Bayley, as a frontman, expertly soaked up the energy of the room and sprayed it back out onto the audience. His vocal delivery felt more like a rapper's than a singer's, every word articulated percussively and accentuated with a frenetic gesture. I was reminded of some weird hybrid of M.I.A. and alt-J's Joe Newman--Bayley had the seductive animalism that you'd expect out of Glass Animals' singer, but it was laced with a taste of eccentricity, delivered in the form of ghostly harmonies, strangely inflected melodies, and Bayley holding a pineapple as he sang "Gooey" and "Wyrd." Apparently he actually recorded these songs with pineapple in hand. No matter his idiosyncratic tendencies, though, Bayley knew how to get the audience fired up, walking into the crowd and inducing ecstatic screams on "Pools." His tone and character perfectly matched his band's music.
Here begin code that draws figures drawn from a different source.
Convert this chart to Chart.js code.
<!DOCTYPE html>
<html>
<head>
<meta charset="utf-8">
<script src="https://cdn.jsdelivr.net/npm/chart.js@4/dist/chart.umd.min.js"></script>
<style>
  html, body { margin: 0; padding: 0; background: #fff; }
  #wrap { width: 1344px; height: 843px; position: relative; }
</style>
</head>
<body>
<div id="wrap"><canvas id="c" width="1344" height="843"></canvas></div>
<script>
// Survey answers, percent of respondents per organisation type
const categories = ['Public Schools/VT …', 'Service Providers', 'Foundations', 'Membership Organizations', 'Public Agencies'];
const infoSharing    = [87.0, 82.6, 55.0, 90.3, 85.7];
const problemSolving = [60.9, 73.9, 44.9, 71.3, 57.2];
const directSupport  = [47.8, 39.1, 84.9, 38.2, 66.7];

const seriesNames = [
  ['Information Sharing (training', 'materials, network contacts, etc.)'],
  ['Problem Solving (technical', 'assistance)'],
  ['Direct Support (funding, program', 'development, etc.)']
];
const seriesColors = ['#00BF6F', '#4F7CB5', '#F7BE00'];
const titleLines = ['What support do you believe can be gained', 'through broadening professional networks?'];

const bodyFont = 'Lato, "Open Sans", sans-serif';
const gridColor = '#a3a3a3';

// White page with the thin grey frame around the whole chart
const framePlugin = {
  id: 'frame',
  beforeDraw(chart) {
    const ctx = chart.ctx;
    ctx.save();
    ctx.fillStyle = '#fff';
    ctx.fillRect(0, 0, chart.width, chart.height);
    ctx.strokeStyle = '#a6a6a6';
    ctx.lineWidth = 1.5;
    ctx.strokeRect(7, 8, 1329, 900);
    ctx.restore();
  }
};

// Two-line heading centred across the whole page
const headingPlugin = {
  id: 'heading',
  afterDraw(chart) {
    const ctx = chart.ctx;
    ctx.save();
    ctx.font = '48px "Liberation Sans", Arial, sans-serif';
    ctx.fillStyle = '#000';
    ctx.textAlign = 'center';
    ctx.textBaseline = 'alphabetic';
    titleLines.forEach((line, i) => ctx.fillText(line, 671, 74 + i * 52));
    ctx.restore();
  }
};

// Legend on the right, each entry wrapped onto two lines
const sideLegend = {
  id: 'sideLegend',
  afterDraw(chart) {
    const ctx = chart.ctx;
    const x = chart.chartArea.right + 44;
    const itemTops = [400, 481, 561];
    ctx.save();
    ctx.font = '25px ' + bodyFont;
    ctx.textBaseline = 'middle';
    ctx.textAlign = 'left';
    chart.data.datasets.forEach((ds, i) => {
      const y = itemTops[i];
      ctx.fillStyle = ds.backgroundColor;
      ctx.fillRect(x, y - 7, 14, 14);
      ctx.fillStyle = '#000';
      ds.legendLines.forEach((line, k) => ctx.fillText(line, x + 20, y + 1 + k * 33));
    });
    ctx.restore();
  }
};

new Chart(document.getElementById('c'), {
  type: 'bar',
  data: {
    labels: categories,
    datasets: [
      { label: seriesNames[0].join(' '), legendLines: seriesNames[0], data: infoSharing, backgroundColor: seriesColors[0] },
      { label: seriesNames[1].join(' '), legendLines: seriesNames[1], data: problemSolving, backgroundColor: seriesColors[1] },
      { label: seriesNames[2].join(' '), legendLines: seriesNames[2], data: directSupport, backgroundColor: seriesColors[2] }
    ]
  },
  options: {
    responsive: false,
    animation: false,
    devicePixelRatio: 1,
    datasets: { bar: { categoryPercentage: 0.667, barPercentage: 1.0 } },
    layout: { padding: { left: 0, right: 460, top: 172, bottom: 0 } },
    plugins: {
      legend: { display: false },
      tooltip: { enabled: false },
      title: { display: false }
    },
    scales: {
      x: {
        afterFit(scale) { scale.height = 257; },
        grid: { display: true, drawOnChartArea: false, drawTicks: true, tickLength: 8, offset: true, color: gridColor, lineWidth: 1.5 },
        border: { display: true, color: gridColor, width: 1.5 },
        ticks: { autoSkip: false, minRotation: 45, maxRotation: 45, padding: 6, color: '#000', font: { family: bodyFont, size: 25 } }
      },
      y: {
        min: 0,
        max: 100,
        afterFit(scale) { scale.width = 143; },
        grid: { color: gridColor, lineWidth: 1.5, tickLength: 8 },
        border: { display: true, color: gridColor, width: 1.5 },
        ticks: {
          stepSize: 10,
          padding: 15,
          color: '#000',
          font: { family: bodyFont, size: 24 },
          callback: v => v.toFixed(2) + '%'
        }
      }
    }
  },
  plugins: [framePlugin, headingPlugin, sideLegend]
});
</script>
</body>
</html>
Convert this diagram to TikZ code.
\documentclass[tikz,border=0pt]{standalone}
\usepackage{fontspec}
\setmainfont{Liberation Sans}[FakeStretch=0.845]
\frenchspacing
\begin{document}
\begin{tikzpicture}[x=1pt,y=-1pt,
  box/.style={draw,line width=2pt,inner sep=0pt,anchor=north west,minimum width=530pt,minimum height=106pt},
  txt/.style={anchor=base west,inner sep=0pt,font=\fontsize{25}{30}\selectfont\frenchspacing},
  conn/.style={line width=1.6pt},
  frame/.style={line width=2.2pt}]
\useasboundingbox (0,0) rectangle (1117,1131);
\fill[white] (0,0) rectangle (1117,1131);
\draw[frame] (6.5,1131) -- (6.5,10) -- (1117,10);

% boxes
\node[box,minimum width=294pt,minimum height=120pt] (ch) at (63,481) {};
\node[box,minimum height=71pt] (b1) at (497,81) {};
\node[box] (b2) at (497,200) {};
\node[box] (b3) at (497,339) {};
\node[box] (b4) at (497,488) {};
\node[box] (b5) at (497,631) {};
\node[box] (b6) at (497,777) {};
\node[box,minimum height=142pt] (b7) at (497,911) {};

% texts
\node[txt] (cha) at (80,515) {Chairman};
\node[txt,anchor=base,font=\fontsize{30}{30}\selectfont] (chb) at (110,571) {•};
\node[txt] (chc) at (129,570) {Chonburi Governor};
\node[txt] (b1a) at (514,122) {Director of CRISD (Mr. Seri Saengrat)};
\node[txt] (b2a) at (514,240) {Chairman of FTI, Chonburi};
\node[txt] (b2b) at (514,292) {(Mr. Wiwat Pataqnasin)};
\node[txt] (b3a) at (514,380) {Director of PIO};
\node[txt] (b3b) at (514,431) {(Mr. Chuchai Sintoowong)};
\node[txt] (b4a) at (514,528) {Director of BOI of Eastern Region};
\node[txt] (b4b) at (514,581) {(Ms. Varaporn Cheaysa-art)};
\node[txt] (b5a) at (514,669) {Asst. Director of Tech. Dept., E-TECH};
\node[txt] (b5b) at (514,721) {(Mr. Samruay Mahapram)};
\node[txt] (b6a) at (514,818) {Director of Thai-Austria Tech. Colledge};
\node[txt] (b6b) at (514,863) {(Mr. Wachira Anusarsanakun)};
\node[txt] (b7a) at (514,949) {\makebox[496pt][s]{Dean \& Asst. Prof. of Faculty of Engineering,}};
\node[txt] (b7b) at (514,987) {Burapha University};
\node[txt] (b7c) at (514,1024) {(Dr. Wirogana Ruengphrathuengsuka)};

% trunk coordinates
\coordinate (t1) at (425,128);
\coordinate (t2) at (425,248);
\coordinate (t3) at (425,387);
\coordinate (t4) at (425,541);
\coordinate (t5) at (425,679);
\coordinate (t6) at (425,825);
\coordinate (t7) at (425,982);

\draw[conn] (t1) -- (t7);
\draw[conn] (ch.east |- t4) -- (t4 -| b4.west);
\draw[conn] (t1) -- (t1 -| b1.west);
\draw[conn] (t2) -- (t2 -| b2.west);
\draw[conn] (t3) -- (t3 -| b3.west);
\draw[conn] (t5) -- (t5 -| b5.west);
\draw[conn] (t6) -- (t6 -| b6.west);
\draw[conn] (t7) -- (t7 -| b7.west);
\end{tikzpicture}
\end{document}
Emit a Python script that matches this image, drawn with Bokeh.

Even after seeing them live, I'm still not sure how to classify Glass Animals, though the band's genre-blending follows a trend of interesting sonic mixtures in the indie pop world. This music wasn't quite electro-hop, particularly when Bayley and Drew MacFarlane were ripping off dueling bluesy guitar solos on 'Intruxx" and "Toes," but it was far from the Platonic form of rock music. At times, the minimalist, tribal rhythms reminisced upon Lorde's debut album. But in reality the precise sounds utilized by Glass Animals prohibit any true comparison. "Hazey" featured a click that fell somewhere between a cricket's chirp and the world's most delicate woodblock. MacFarlane's guitar strums on "Cocoa Hooves" sounded like crystal raindrops. Ranging from glassy snaps to tabla-like synthetic drums to oriental-inspired chimes, the band's beats showcased their worldly influences and kept the music--which, stripped down, is just auditory sex--intellectually stimulating.
A highlight of the set was "Gooey," clearly the band's most popular song based on both Spotify stats and the crowd's reaction when it began. Innocent, dreamy-sounding synth bells led into Bayley's most beckoning falsetto of the entire set, though it was hard to distinguish his voice from the voices of over a thousand people singing along. The image of "peanut butter vibes"--a phrase the band features on its merch--didn't exactly jive with the intensity of Bayley's movements onstage, but this was a case of Bayley recognizing how engaged the audience was and mirroring that energy.
Another surprising highlight came at the beginning of the encore, when Bayley asked if the band could perform another cover (they had played "Gold Lime," a delightfully funky and husky Erykah Badu x Yeah Yeah Yeahs mashup, earlier). They then launched into Kanye West's "Love Lockdown," putting their distinctive stamp on the classic from 808s and Heartbreak. With Yeezy's heart-thumping percussion and piano chords replaced by a sped-up but half-time beat and pulsating synths, the song would have been unrecognizable as the original if Bayley hadn't told the crowd.
The only aspect of the performance with which I had any issue was the vocal harmonies, which at times sounded demonic and a little off-key. But if the goal of a concert is to move the listener into the performer's zone, Glass Animals succeeded beyond measure. It was easy to forget that the Cubs were playing in a do-or-die game and that the Blackhawks were raising their Stanley Cup banner. None of that matters in the jungle.